• **Dataset content**
>> Begin

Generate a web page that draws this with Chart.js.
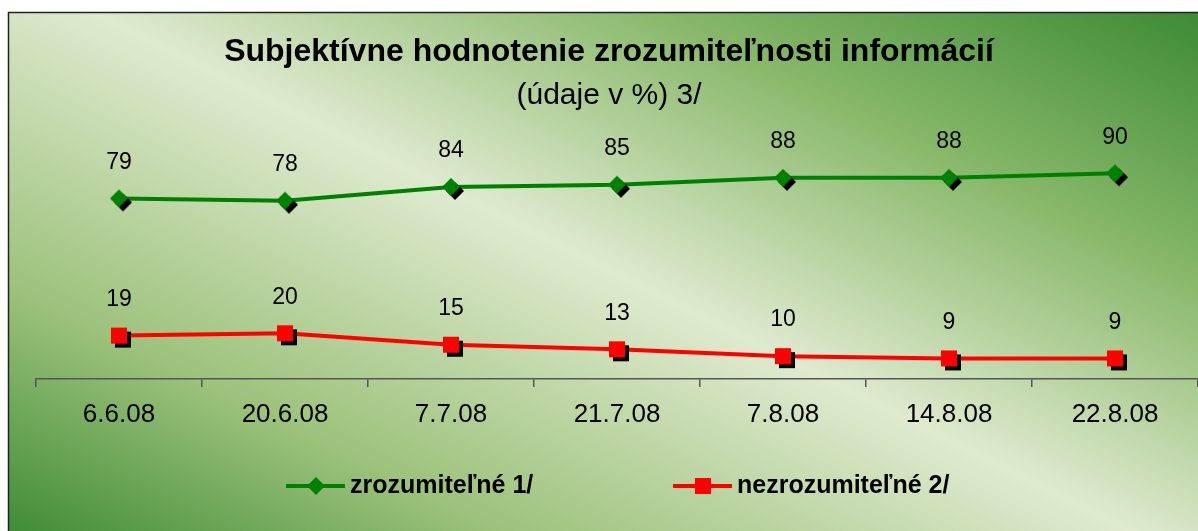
<!DOCTYPE html>
<html lang="sk">
<head>
<meta charset="utf-8">
<title>Subjektívne hodnotenie zrozumiteľnosti informácií</title>
<script src="https://cdn.jsdelivr.net/npm/chart.js@4/dist/chart.umd.min.js"></script>
<style>
  html, body { margin: 0; padding: 0; background: #fff; }
  #obal { width: 1198px; height: 531px; position: relative; }
</style>
</head>
<body>
<div id="obal"><canvas id="graf"></canvas></div>
<script>
const datumy = ['6.6.08', '20.6.08', '7.7.08', '21.7.08', '7.8.08', '14.8.08', '22.8.08'];
const zrozumitelne = [79, 78, 84, 85, 88, 88, 90];
const nezrozumitelne = [19, 20, 15, 13, 10, 9, 9];
const nazvySerii = ['zrozumiteľné 1/', 'nezrozumiteľné 2/'];

const PISMO = "'Liberation Sans', Arial, sans-serif";

function kresliTvar(ctx, tvar, x, y, polomer) {
  ctx.beginPath();
  if (tvar === 'diamant') {
    ctx.moveTo(x, y - polomer);
    ctx.lineTo(x + polomer, y);
    ctx.lineTo(x, y + polomer);
    ctx.lineTo(x - polomer, y);
    ctx.closePath();
  } else {
    ctx.rect(x - polomer, y - polomer, polomer * 2, polomer * 2);
  }
  ctx.fill();
}

// znacka s tienom, vykreslena do malého canvasu (pouzije sa ako pointStyle)
function vytvorZnacku(tvar, farba, polomer, posun) {
  const c = document.createElement('canvas');
  const s = 2 * (polomer + posun) + 2;
  c.width = s;
  c.height = s;
  const ctx = c.getContext('2d');
  const stred = s / 2;
  ctx.fillStyle = '#000';
  kresliTvar(ctx, tvar, stred + posun, stred + posun, polomer);
  ctx.fillStyle = farba;
  kresliTvar(ctx, tvar, stred, stred, polomer);
  return c;
}

const pozadie = {
  id: 'pozadie',
  beforeDraw(chart) {
    const ctx = chart.ctx;
    const w = chart.width, h = chart.height;
    ctx.save();
    ctx.fillStyle = '#fff';
    ctx.fillRect(0, 0, w, h);
    const g = ctx.createLinearGradient(374, 717, 825, -186);
    g.addColorStop(0, '#3f8c36');
    g.addColorStop(0.22, '#9cc27b');
    g.addColorStop(0.5, '#dfeacf');
    g.addColorStop(0.75, '#88b86a');
    g.addColorStop(1, '#3a8934');
    ctx.fillStyle = g;
    ctx.fillRect(8, 12, w - 8, h - 12);
    ctx.strokeStyle = '#222';
    ctx.lineWidth = 1.5;
    ctx.beginPath();
    ctx.moveTo(8.5, h);
    ctx.lineTo(8.5, 12.5);
    ctx.lineTo(w, 12.5);
    ctx.stroke();
    ctx.restore();
  }
};

const hodnoty = {
  id: 'hodnoty',
  afterDatasetsDraw(chart) {
    const ctx = chart.ctx;
    ctx.save();
    ctx.font = '23px ' + PISMO;
    ctx.fillStyle = '#000';
    ctx.textAlign = 'center';
    ctx.textBaseline = 'middle';
    chart.data.datasets.forEach((ds, i) => {
      chart.getDatasetMeta(i).data.forEach((bod, j) => {
        ctx.fillText(String(ds.data[j]), bod.x, bod.y - 36);
      });
    });
    ctx.restore();
  }
};

const legenda = {
  id: 'legenda',
  afterDraw(chart) {
    const ctx = chart.ctx;
    const y = 486;
    const polohy = [286, 673];
    ctx.save();
    ctx.font = 'bold 25px ' + PISMO;
    ctx.textBaseline = 'middle';
    chart.data.datasets.forEach((ds, i) => {
      const x = polohy[i];
      ctx.strokeStyle = ds.borderColor;
      ctx.lineWidth = 4;
      ctx.beginPath();
      ctx.moveTo(x, y);
      ctx.lineTo(x + 59, y);
      ctx.stroke();
      ctx.fillStyle = ds.borderColor;
      kresliTvar(ctx, ds.tvar, x + 30, y, ds.tvar === 'diamant' ? 9 : 8);
      ctx.fillStyle = '#000';
      ctx.fillText(ds.label, x + 64, y);
    });
    ctx.restore();
  }
};

new Chart(document.getElementById('graf'), {
  type: 'line',
  data: {
    labels: datumy,
    datasets: [{
      label: nazvySerii[0],
      data: zrozumitelne,
      tvar: 'diamant',
      borderColor: '#008000',
      backgroundColor: '#008000',
      borderWidth: 4,
      pointStyle: vytvorZnacku('diamant', '#008000', 9, 4),
      pointRadius: 9,
      tension: 0
    }, {
      label: nazvySerii[1],
      data: nezrozumitelne,
      tvar: 'stvorec',
      borderColor: '#ff0000',
      backgroundColor: '#ff0000',
      borderWidth: 4,
      pointStyle: vytvorZnacku('stvorec', '#ff0000', 8, 4),
      pointRadius: 8,
      tension: 0
    }]
  },
  options: {
    responsive: true,
    maintainAspectRatio: false,
    animation: false,
    layout: { autoPadding: false, padding: { left: 20, right: 0, top: 0, bottom: 100 } },
    scales: {
      x: {
        offset: true,
        grid: { offset: true, drawOnChartArea: false, drawTicks: true, tickLength: 8, color: '#555', lineWidth: 1.5 },
        border: { display: true, color: '#555', width: 1.5 },
        ticks: { color: '#000', font: { family: PISMO, size: 26 }, padding: 12, maxRotation: 0, autoSkip: false },
        afterFit(s) {
          s.height = 52;
          s.paddingLeft = 0;
          s.paddingRight = 0;
        }
      },
      y: {
        min: 0,
        max: 100,
        grid: { display: false },
        border: { display: false },
        ticks: { display: false },
        afterFit(s) { s.width = 16; }
      }
    },
    plugins: {
      legend: { display: false },
      tooltip: { enabled: false },
      title: {
        display: true,
        text: 'Subjektívne hodnotenie zrozumiteľnosti informácií',
        color: '#000',
        font: { family: PISMO, size: 32, weight: 'bold' },
        padding: { top: 33, bottom: 4 }
      },
      subtitle: {
        display: true,
        text: '(údaje v %) 3/',
        color: '#000',
        font: { family: PISMO, size: 30 },
        padding: { top: 2, bottom: 37 }
      }
    }
  },
  plugins: [pozadie, hodnoty, legenda]
});
</script>
</body>
</html>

>> End

• **Task prompt**
Quote the listing above in full, except for the pictures.

• **Right answer**
Generate a web page that draws this with Chart.js.
<!DOCTYPE html>
<html lang="sk">
<head>
<meta charset="utf-8">
<title>Subjektívne hodnotenie zrozumiteľnosti informácií</title>
<script src="https://cdn.jsdelivr.net/npm/chart.js@4/dist/chart.umd.min.js"></script>
<style>
  html, body { margin: 0; padding: 0; background: #fff; }
  #obal { width: 1198px; height: 531px; position: relative; }
</style>
</head>
<body>
<div id="obal"><canvas id="graf"></canvas></div>
<script>
const datumy = ['6.6.08', '20.6.08', '7.7.08', '21.7.08', '7.8.08', '14.8.08', '22.8.08'];
const zrozumitelne = [79, 78, 84, 85, 88, 88, 90];
const nezrozumitelne = [19, 20, 15, 13, 10, 9, 9];
const nazvySerii = ['zrozumiteľné 1/', 'nezrozumiteľné 2/'];

const PISMO = "'Liberation Sans', Arial, sans-serif";

function kresliTvar(ctx, tvar, x, y, polomer) {
  ctx.beginPath();
  if (tvar === 'diamant') {
    ctx.moveTo(x, y - polomer);
    ctx.lineTo(x + polomer, y);
    ctx.lineTo(x, y + polomer);
    ctx.lineTo(x - polomer, y);
    ctx.closePath();
  } else {
    ctx.rect(x - polomer, y - polomer, polomer * 2, polomer * 2);
  }
  ctx.fill();
}

// znacka s tienom, vykreslena do malého canvasu (pouzije sa ako pointStyle)
function vytvorZnacku(tvar, farba, polomer, posun) {
  const c = document.createElement('canvas');
  const s = 2 * (polomer + posun) + 2;
  c.width = s;
  c.height = s;
  const ctx = c.getContext('2d');
  const stred = s / 2;
  ctx.fillStyle = '#000';
  kresliTvar(ctx, tvar, stred + posun, stred + posun, polomer);
  ctx.fillStyle = farba;
  kresliTvar(ctx, tvar, stred, stred, polomer);
  return c;
}

const pozadie = {
  id: 'pozadie',
  beforeDraw(chart) {
    const ctx = chart.ctx;
    const w = chart.width, h = chart.height;
    ctx.save();
    ctx.fillStyle = '#fff';
    ctx.fillRect(0, 0, w, h);
    const g = ctx.createLinearGradient(374, 717, 825, -186);
    g.addColorStop(0, '#3f8c36');
    g.addColorStop(0.22, '#9cc27b');
    g.addColorStop(0.5, '#dfeacf');
    g.addColorStop(0.75, '#88b86a');
    g.addColorStop(1, '#3a8934');
    ctx.fillStyle = g;
    ctx.fillRect(8, 12, w - 8, h - 12);
    ctx.strokeStyle = '#222';
    ctx.lineWidth = 1.5;
    ctx.beginPath();
    ctx.moveTo(8.5, h);
    ctx.lineTo(8.5, 12.5);
    ctx.lineTo(w, 12.5);
    ctx.stroke();
    ctx.restore();
  }
};

const hodnoty = {
  id: 'hodnoty',
  afterDatasetsDraw(chart) {
    const ctx = chart.ctx;
    ctx.save();
    ctx.font = '23px ' + PISMO;
    ctx.fillStyle = '#000';
    ctx.textAlign = 'center';
    ctx.textBaseline = 'middle';
    chart.data.datasets.forEach((ds, i) => {
      chart.getDatasetMeta(i).data.forEach((bod, j) => {
        ctx.fillText(String(ds.data[j]), bod.x, bod.y - 36);
      });
    });
    ctx.restore();
  }
};

const legenda = {
  id: 'legenda',
  afterDraw(chart) {
    const ctx = chart.ctx;
    const y = 486;
    const polohy = [286, 673];
    ctx.save();
    ctx.font = 'bold 25px ' + PISMO;
    ctx.textBaseline = 'middle';
    chart.data.datasets.forEach((ds, i) => {
      const x = polohy[i];
      ctx.strokeStyle = ds.borderColor;
      ctx.lineWidth = 4;
      ctx.beginPath();
      ctx.moveTo(x, y);
      ctx.lineTo(x + 59, y);
      ctx.stroke();
      ctx.fillStyle = ds.borderColor;
      kresliTvar(ctx, ds.tvar, x + 30, y, ds.tvar === 'diamant' ? 9 : 8);
      ctx.fillStyle = '#000';
      ctx.fillText(ds.label, x + 64, y);
    });
    ctx.restore();
  }
};

new Chart(document.getElementById('graf'), {
  type: 'line',
  data: {
    labels: datumy,
    datasets: [{
      label: nazvySerii[0],
      data: zrozumitelne,
      tvar: 'diamant',
      borderColor: '#008000',
      backgroundColor: '#008000',
      borderWidth: 4,
      pointStyle: vytvorZnacku('diamant', '#008000', 9, 4),
      pointRadius: 9,
      tension: 0
    }, {
      label: nazvySerii[1],
      data: nezrozumitelne,
      tvar: 'stvorec',
      borderColor: '#ff0000',
      backgroundColor: '#ff0000',
      borderWidth: 4,
      pointStyle: vytvorZnacku('stvorec', '#ff0000', 8, 4),
      pointRadius: 8,
      tension: 0
    }]
  },
  options: {
    responsive: true,
    maintainAspectRatio: false,
    animation: false,
    layout: { autoPadding: false, padding: { left: 20, right: 0, top: 0, bottom: 100 } },
    scales: {
      x: {
        offset: true,
        grid: { offset: true, drawOnChartArea: false, drawTicks: true, tickLength: 8, color: '#555', lineWidth: 1.5 },
        border: { display: true, color: '#555', width: 1.5 },
        ticks: { color: '#000', font: { family: PISMO, size: 26 }, padding: 12, maxRotation: 0, autoSkip: false },
        afterFit(s) {
          s.height = 52;
          s.paddingLeft = 0;
          s.paddingRight = 0;
        }
      },
      y: {
        min: 0,
        max: 100,
        grid: { display: false },
        border: { display: false },
        ticks: { display: false },
        afterFit(s) { s.width = 16; }
      }
    },
    plugins: {
      legend: { display: false },
      tooltip: { enabled: false },
      title: {
        display: true,
        text: 'Subjektívne hodnotenie zrozumiteľnosti informácií',
        color: '#000',
        font: { family: PISMO, size: 32, weight: 'bold' },
        padding: { top: 33, bottom: 4 }
      },
      subtitle: {
        display: true,
        text: '(údaje v %) 3/',
        color: '#000',
        font: { family: PISMO, size: 30 },
        padding: { top: 2, bottom: 37 }
      }
    }
  },
  plugins: [pozadie, hodnoty, legenda]
});
</script>
</body>
</html>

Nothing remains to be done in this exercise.